3) A “Finantial Regulatory Reform” pretende modestamente criar um FED, um pouco mais forte, com poder de resolver qualquer crise sistêmica que se anuncie. E também um conselho de diretores de agências que orientaria o FED a estas intervenções, etc. Já a Volker rule, tem dois pontos suculentos: um, a necessidade de uma capitalização efetiva para os bancos, e dois, a procura de impedir que os bancos usem os capitais de terceiros para especularem. O que na prática voltaria a divisão, supressa ao longo do processo de desregulamentação, entre os bancos comerciais e os bancos de investimentos.

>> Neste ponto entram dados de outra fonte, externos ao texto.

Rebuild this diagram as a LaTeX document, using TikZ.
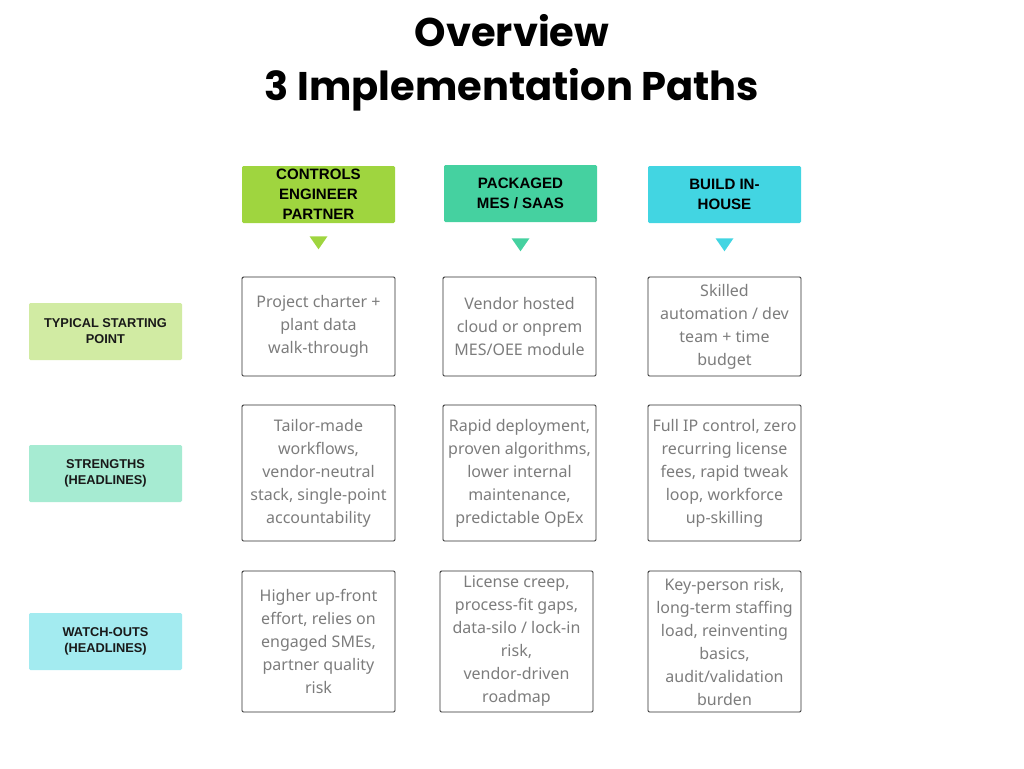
\documentclass[tikz,border=0pt]{standalone}
\usepackage{fontspec}
\setmainfont{Noto Sans}
\newfontfamily\titlefont{Poppins}
\newfontfamily\bodyfont{Noto Sans}
\newfontfamily\hdrfont{Liberation Sans}
\usetikzlibrary{calc}
\definecolor{hA}{HTML}{9FD53F}
\definecolor{hB}{HTML}{45D1A0}
\definecolor{hC}{HTML}{42D5E2}
\definecolor{rA}{HTML}{D1EBA3}
\definecolor{rB}{HTML}{A6EBD2}
\definecolor{rC}{HTML}{A3EBF0}
\definecolor{bodygray}{HTML}{7C7C7C}
\definecolor{edge}{HTML}{2E2E2E}
\tikzset{
  hdr/.style={minimum width=114.75pt, minimum height=42.75pt, inner sep=0pt, align=center, rounded corners=1pt,
    font=\hdrfont\bfseries\fontsize{11.3}{15}\selectfont, text=black},
  rowlab/.style={minimum width=114.75pt, minimum height=42.75pt, inner sep=0pt, align=center, rounded corners=1pt,
    font=\hdrfont\bfseries\fontsize{9.6}{12}\selectfont, text=black!90},
  cell/.style={draw=edge, line width=0.7pt, minimum width=114.75pt, inner sep=0pt, align=center, rounded corners=1pt,
    font=\bodyfont\fontsize{12}{17.25}\selectfont, text=bodygray}
}
\begin{document}
\begin{tikzpicture}[x=0.75pt,y=-0.75pt]
\useasboundingbox (0,0) rectangle (1024,768);
\node[font=\titlefont\bfseries\fontsize{30}{40.5}\selectfont, align=center] (title) at (512,63) {Overview\\3 Implementation Paths};

\node[hdr, fill=hA] (h1) at (318.5,194.5) {CONTROLS\\ENGINEER\\PARTNER};
\node[hdr, fill=hB] (h2) at (520.5,193.5) {PACKAGED\\MES / SAAS};
\node[hdr, fill=hC] (h3) at (724.5,194.5) {BUILD IN-\\HOUSE};

\fill[hA] ($(h1.south)+(-9,13)$) -- ++(18,0) -- ++(-9,13) -- cycle;
\fill[hB] ($(h2.south)+(-9,16)$) -- ++(18,0) -- ++(-9,13) -- cycle;
\fill[hC] ($(h3.south)+(-9,15)$) -- ++(18,0) -- ++(-9,13) -- cycle;

\node[rowlab, fill=rA] (r1) at (105.5,331.5) {TYPICAL STARTING\\POINT};
\node[rowlab, fill=rB] (r2) at (105.5,473.5) {STRENGTHS\\(HEADLINES)};
\node[rowlab, fill=rC] (r3) at (105.5,641.5) {WATCH-OUTS\\(HEADLINES)};

\node[cell, minimum height=74.25pt] (a1) at (318.5,326.5) {Project charter +\\plant data\\walk-through};
\node[cell, minimum height=74.25pt] (a2) at (519.5,326.5) {Vendor hosted\\cloud or onprem\\MES/OEE module};
\node[cell, minimum height=74.25pt] (a3) at (724.5,326.5) {Skilled\\automation / dev\\team + time\\budget};

\node[cell, minimum height=102pt] (b1) at (318.5,473) {Tailor-made\\workflows,\\vendor-neutral\\stack, single-point\\accountability};
\node[cell, minimum height=102pt] (b2) at (519.5,473) {Rapid deployment,\\proven algorithms,\\lower internal\\maintenance,\\predictable OpEx};
\node[cell, minimum height=102pt] (b3) at (724.5,473) {Full IP control, zero\\recurring license\\fees, rapid tweak\\loop, workforce\\up-skilling};

\node[cell, minimum height=105.75pt] (c1) at (318.5,641.5) {Higher up-front\\effort, relies on\\engaged SMEs,\\partner quality\\risk};
\node[cell, minimum height=105.75pt] (c2) at (516.5,641.5) {License creep,\\process-fit gaps,\\data-silo / lock-in\\risk,\\vendor-driven\\roadmap};
\node[cell, minimum height=105.75pt] (c3) at (724.5,641.5) {Key-person risk,\\long-term staffing\\load, reinventing\\basics,\\audit/validation\\burden};
\end{tikzpicture}
\end{document}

4) Mas, o importante não foi exatamente isso. Pelo menos até agora. O importante foi o jogo de boxe entre as finanças e Obama. Logo nos primeiro momentos, os banqueiros, que saíram na dianteira, jogaram uma barragem de fogo no Congresso, através do seu Partido dos lobbies. Só que Obama usou uma estratégia mais silenciosa e sutil contra eles. Nosso personagem lembra aquele grande pugilista, meio médio ligeiro, Ray Sugar Robinson, um boxeador elegante, competente nos punhos e de grande estilo. Começou com ataques aparentemente sem muita envergadura, discretos, ao nomear personalidades fiéis as suas visões para as agencias reguladores. (Neste último mês já está tornando o FED com um jeito mais seu). Tratou, enfim, com astúcia, de colocar nomes que não fossem representantes maquiados dos bancos. Só para dar uma idéia da importância destas nomeações. A SEC (o equivalente a Comissão de Valores Mobiliários no Brasil), por exemplo, na crise de 2001, na crise da Enron, uma semana antes dela falir, a corporação era considerada, pela agência reguladora, uma empresa sem nenhum problema.

5) Agora, a fotografia é distinta. A atual SEC fez uma acusação pública e formal contra a Goldman Sachs, levando ao chefe desta instsituição a reconhecer que a conduta da Goldman na crise financeira em 2007, “visto de hoje”, 2009, era de fato altamente questionável. Claro, ela foi a corporação que formou com os títulos podres da Paulson & CO um Collateral Debt Obligation. E depois, saiu olimpicamente a vender estes títulos aos seus clientes, sem falar das porcarias que vendiam. E mais tarde, com a vivacidade delituosa dos atores do mercado financeiro, jogaram contra este Collateral Debt Obligation, um Credit Swapps Default, ou seja, enganaram os seus clientes de forma vergonhosa. E hoje, na imprensa e no Senado, tiveram a cara de pau de dizer que essa era uma prática ética comum no mercado. Dito no acessível: ganharam, por um lado, por vender um título podre e depois ganharam porque jogaram contra ele. No que importa: Obama deu um golpe no fígado deles. Não foi um “knock out”, mas foi ao menos um “knock down”. O que significa que atacando um banco símbolo do sucesso do capitalismo financeiro, e de maneira contundente, Obama acrescentou inúmeros pontos nos “rounds” para a vitória final da luta. E, vejam bem, leitores do esporte financeiro, a estratégia de Obama está montada no longo prazo. E nunca, nunca, joga tudo numa parada; vai minando como Sugar Ray Robinson progressivamente os adversários. São golpes aqui, golpes ali, pausa, novos ataques, até que dá a pancada final. Se esta visão é correta, a luta entre as finanças e Obama não se encerra na presente proposta de regulamentação. Mas de passo em passo, jogando inclusive tanto quanto possível com a população, o presidente vai fazendo recuar o sistema financeiro.

6) Tudo é ainda muito pouco. É preciso encarar os meandros e a duração das discórdias Mas, o decisivo é, como já firmei nos parágrafos acima, que Obama tem projeto de longo prazo. Toda a sua habilidade está empenhada em tentar ligar este ponto mais longínquo com o imediato, para empinar a economia e a política americana para o patamar de uma nova realidade. O que se nota, todavia, é que, com ataque cerrado a Goldman Sachs, se esboça, pela primeira vez, algo inusitado: uma leve ruptura do cerco a que foi submetido desde o seu triunfo eleitoral. Obama sempre esteve acuado. Só que agora com os lances efetuados no tabuleiro social, já pode começar a se olhar no espelho. O que apenas quer dizer que Obama está pronto para agir. Embora se possa escrever que a crise, como o verme dos livros de Machado de Assis, continue a roer.